(Stored records)
■ ■ ■ ■ ■
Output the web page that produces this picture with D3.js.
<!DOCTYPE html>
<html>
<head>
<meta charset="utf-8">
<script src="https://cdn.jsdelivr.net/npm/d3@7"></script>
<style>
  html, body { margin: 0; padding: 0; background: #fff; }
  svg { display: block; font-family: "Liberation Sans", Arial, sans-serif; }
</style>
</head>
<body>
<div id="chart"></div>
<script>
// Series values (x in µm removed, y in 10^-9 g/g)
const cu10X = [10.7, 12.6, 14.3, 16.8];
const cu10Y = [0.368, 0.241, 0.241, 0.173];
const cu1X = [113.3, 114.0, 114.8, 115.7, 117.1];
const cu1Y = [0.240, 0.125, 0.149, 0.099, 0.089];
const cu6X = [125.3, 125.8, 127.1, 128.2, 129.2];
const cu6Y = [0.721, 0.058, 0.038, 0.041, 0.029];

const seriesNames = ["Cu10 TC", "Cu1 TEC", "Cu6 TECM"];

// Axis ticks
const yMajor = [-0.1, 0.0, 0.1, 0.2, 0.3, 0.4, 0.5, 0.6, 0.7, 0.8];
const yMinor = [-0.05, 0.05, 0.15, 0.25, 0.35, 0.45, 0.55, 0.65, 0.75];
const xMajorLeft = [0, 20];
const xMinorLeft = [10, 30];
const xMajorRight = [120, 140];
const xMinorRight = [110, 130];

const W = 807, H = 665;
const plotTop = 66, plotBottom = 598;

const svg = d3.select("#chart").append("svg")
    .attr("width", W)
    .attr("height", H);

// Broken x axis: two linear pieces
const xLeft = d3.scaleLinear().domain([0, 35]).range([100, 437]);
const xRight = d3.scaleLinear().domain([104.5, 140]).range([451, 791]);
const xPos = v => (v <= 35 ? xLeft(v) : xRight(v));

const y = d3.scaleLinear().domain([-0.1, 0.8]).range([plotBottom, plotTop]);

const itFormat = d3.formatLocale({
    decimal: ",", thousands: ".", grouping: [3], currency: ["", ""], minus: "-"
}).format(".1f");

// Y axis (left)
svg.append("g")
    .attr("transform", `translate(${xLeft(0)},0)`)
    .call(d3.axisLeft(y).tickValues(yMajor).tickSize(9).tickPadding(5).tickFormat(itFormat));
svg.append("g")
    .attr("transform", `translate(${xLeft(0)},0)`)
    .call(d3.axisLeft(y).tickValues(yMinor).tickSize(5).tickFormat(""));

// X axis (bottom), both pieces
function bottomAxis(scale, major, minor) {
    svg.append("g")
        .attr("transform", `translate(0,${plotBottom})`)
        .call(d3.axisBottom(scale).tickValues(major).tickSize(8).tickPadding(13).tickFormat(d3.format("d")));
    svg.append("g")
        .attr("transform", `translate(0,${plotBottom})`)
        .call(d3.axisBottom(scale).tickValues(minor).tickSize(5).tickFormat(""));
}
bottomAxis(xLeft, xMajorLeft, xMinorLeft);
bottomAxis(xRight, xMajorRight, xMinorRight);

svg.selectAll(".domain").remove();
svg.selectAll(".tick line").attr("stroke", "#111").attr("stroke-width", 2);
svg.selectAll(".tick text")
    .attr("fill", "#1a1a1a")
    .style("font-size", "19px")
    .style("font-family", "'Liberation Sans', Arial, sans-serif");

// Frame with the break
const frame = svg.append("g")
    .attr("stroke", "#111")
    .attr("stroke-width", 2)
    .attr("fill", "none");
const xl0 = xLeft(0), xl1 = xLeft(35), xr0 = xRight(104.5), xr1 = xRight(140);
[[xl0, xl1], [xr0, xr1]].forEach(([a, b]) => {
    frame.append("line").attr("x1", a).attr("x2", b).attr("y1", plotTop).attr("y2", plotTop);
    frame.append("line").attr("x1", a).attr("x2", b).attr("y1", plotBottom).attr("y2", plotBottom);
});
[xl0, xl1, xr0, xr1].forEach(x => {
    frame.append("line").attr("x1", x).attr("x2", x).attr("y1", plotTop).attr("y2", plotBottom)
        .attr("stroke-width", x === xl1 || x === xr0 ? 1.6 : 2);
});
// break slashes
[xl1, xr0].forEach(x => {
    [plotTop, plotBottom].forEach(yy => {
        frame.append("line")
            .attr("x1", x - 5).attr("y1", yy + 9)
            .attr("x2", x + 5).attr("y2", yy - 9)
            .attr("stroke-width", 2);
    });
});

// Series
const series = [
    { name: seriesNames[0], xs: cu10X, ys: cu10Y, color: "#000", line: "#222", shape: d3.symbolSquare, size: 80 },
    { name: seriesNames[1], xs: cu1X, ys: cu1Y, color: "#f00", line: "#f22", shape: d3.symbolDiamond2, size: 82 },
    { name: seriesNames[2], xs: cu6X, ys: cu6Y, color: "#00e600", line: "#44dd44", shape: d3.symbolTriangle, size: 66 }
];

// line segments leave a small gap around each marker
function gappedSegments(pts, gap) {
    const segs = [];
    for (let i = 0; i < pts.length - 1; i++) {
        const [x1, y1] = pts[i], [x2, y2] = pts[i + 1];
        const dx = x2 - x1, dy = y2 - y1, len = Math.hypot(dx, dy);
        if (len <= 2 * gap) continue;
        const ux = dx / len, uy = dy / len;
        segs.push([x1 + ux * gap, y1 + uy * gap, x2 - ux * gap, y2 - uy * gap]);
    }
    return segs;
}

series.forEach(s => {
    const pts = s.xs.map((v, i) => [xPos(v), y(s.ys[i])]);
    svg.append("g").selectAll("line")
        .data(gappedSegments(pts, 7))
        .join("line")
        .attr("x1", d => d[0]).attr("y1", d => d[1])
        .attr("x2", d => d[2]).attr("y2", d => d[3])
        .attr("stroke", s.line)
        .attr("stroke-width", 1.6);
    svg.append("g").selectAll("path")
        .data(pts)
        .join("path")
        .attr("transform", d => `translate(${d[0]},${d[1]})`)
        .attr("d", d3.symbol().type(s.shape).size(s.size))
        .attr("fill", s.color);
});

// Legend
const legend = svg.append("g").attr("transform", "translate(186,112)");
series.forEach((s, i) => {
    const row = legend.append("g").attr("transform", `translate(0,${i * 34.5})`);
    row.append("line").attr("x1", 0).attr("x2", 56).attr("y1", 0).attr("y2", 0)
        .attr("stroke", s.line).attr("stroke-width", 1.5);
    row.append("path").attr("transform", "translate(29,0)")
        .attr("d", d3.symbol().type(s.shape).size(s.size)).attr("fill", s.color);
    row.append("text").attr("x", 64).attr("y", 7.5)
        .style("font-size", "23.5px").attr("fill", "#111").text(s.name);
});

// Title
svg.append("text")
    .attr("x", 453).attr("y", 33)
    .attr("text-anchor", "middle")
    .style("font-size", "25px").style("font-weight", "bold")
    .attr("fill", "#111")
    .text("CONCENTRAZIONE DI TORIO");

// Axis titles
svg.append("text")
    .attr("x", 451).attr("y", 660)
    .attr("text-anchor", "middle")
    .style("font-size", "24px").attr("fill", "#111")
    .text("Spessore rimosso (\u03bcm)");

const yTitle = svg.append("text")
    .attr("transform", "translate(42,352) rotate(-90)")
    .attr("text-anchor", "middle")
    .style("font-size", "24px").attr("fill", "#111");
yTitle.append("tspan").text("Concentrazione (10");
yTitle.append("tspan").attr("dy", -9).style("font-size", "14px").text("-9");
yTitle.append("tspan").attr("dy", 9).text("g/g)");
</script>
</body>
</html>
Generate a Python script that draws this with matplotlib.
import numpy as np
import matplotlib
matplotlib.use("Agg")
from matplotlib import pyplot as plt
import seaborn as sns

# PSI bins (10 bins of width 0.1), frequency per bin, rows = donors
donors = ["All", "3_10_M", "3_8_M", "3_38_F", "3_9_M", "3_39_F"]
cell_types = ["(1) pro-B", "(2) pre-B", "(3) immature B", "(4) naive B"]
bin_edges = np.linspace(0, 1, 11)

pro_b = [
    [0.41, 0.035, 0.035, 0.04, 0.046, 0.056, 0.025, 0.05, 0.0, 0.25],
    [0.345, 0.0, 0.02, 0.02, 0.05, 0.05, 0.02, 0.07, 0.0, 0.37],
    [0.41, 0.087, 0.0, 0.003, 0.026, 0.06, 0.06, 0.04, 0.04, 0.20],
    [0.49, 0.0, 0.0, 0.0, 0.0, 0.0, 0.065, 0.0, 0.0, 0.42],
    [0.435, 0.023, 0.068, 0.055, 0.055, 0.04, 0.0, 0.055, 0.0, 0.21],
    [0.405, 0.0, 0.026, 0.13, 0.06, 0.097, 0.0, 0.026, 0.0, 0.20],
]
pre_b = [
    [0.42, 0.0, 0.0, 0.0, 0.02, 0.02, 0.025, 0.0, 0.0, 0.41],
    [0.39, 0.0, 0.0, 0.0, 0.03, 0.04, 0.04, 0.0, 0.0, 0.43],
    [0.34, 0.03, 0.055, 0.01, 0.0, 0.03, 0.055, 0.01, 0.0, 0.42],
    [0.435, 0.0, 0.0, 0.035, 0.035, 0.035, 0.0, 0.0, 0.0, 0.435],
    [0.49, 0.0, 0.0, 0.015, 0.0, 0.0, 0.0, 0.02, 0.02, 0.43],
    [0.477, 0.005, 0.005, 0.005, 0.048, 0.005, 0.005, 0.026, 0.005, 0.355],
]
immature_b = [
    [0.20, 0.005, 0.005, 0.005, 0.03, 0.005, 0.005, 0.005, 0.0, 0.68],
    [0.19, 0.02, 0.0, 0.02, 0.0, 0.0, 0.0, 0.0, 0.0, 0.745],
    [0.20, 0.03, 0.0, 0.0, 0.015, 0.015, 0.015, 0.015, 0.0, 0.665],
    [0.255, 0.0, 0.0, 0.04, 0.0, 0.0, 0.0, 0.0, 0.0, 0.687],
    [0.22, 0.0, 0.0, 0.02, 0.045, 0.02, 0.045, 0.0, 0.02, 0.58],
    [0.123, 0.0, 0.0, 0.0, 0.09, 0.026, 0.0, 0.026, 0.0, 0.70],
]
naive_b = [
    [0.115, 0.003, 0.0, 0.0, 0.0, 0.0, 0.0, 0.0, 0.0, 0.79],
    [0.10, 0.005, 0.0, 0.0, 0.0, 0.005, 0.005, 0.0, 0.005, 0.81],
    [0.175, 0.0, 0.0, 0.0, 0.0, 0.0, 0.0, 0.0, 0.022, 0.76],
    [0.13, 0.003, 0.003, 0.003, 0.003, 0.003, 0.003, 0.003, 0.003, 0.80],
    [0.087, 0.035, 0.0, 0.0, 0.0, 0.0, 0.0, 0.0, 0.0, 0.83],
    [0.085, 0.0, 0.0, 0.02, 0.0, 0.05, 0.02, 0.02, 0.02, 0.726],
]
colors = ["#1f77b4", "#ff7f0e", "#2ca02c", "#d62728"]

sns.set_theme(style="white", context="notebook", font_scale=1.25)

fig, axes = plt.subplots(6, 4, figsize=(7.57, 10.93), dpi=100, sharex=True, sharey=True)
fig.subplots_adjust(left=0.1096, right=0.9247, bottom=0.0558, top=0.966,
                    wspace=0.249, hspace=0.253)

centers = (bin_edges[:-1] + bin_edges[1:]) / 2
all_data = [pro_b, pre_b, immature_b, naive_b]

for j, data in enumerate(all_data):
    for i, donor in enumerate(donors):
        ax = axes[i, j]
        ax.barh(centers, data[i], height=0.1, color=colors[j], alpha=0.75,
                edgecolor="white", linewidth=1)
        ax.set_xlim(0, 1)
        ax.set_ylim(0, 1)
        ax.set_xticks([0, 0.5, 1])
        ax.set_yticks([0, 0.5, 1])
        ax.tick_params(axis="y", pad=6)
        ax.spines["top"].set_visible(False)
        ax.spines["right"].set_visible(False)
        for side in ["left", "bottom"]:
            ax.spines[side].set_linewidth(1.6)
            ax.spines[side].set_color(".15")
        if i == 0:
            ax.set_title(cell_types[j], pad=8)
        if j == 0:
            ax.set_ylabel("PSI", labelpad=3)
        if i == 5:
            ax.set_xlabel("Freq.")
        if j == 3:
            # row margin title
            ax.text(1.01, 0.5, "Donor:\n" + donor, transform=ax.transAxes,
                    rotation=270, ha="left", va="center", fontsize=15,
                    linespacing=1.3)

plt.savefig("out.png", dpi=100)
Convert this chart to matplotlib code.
■ ■ ■ ■ ■
▶ WORK TO BE COMPLETED
Which lines hold the string "chart"? List them all.

▶ EXERCISE RESULT
<div id="chart"></div>
const svg = d3.select("#chart").append("svg")
Convert this chart to matplotlib code.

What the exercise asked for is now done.